Im Senat wurden nur 35 der 100 Sitze neu gewählt, wobei die Republikaner mehr Sitze zu verteidigen hatten. Neben Pennsylvania war dies auch in Wisconsin der Fall. Dort lag der republikanische Amtsinhaber Ron Johnson mit 50,7 zu 49,1 Prozent vor dem demokratischen Herausforderer Mandela Barnes, doch hoffte dieser auf noch auszuzählende demokratische Hochburgen. In Georgia, wo der erst vor zwei Jahren in einer Sonderwahl gewählte Demokrat Raphael Warnock seinen Sitz zu verteidigen hatte, sah es aber nach einer Stichwahl aus, da weder er noch sein republikanischer Herausforderer Hershel Walker die nötige absolute Mehrheit erreichen dürften. Teilergebnisse zeigten Warnock mit 49,1 zu 48,8 Prozent vor Walker. In Arizona war der demokratische Amtsinhaber Mark Kelly mit 56,3 zu 41,4 Prozent deutlich vor seinem republikanischen Herausforderer Blake Masters, doch waren dort noch konservative Hochburgen auszuzählen. In Nevada führte die demokratische Amtsinhaberin Catherine Cortez Masto mit 50,9 zu 46,3 Prozent vor dem Republikaner Adam Laxalt.

Klarer Sieg für DeSantis

Dämpfer für das Trump-Lager gab es auch bei den Gouverneurswahlen. In den Schlüsselstaaten Pennsylvania, Wisconsin und Michigan setzten sich jeweils demokratische Kandidaten gegen Republikaner durch, die Trumps Lügen über den angeblich gestohlene Wahl 2020 weiterverbreitet hatten. In Arizona sah es für die republikanische Kandidatin Kari Lake ebenfalls schlecht aus, doch nährte sich am Wahlabend in einer ersten Stellungnahme bereits Zweifel am Wahlausgang. In den Ostküstenstaaten Massachussetts und Maryland gelang es den Demokraten die Gouverneursämter von den Republikanern zurückzuerobern.

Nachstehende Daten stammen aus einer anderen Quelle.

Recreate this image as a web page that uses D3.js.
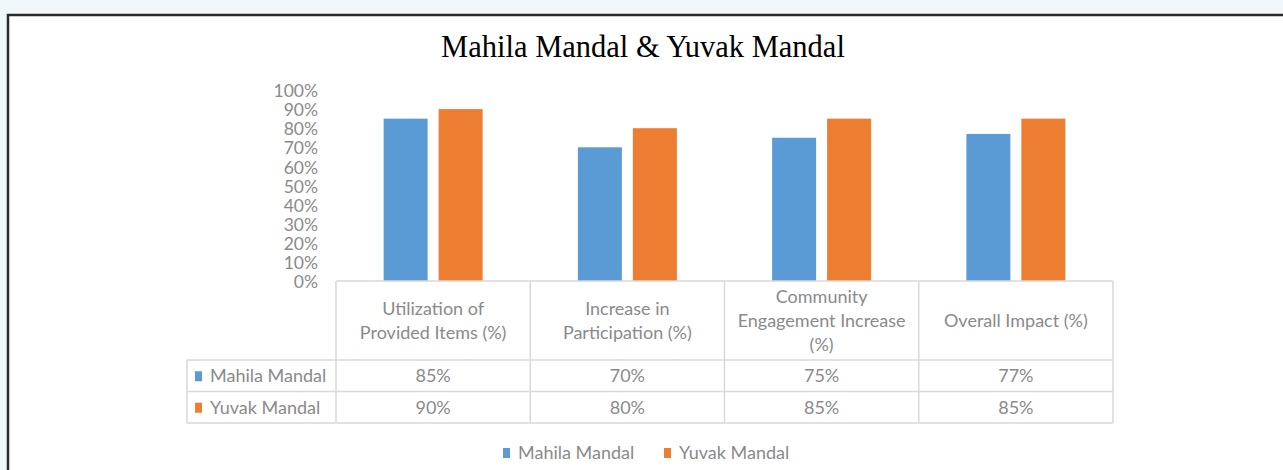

Dagegen setzte sich in Florida der republikanische Gouverneur Ron DeSantis klar gegen seinen demokratischen Kontrahenten Charlie Crist durch. DeSantis wird nachgesagt, ebenfalls für die Republikaner als Kandidat antreten zu wollen. Trump drohte DeSantis am Wahltag mit unangenehmen Enthüllungen, falls dieser 2024 ins Rennen ums Weiße Haus gehen sollte. Er könne über DeSantis “Dinge erzählen, die nicht besonders schmeichelhaft sind”, sagte er im US-Fernsehen. Trump hatte am Montag für den 15. November eine “sehr große Mitteilung” angekündigt. Es ist davon auszugehen, dass er seine schon seit langem angedeutete Kandidatur bei der Präsidentschaftswahl 2024 ankündigen will.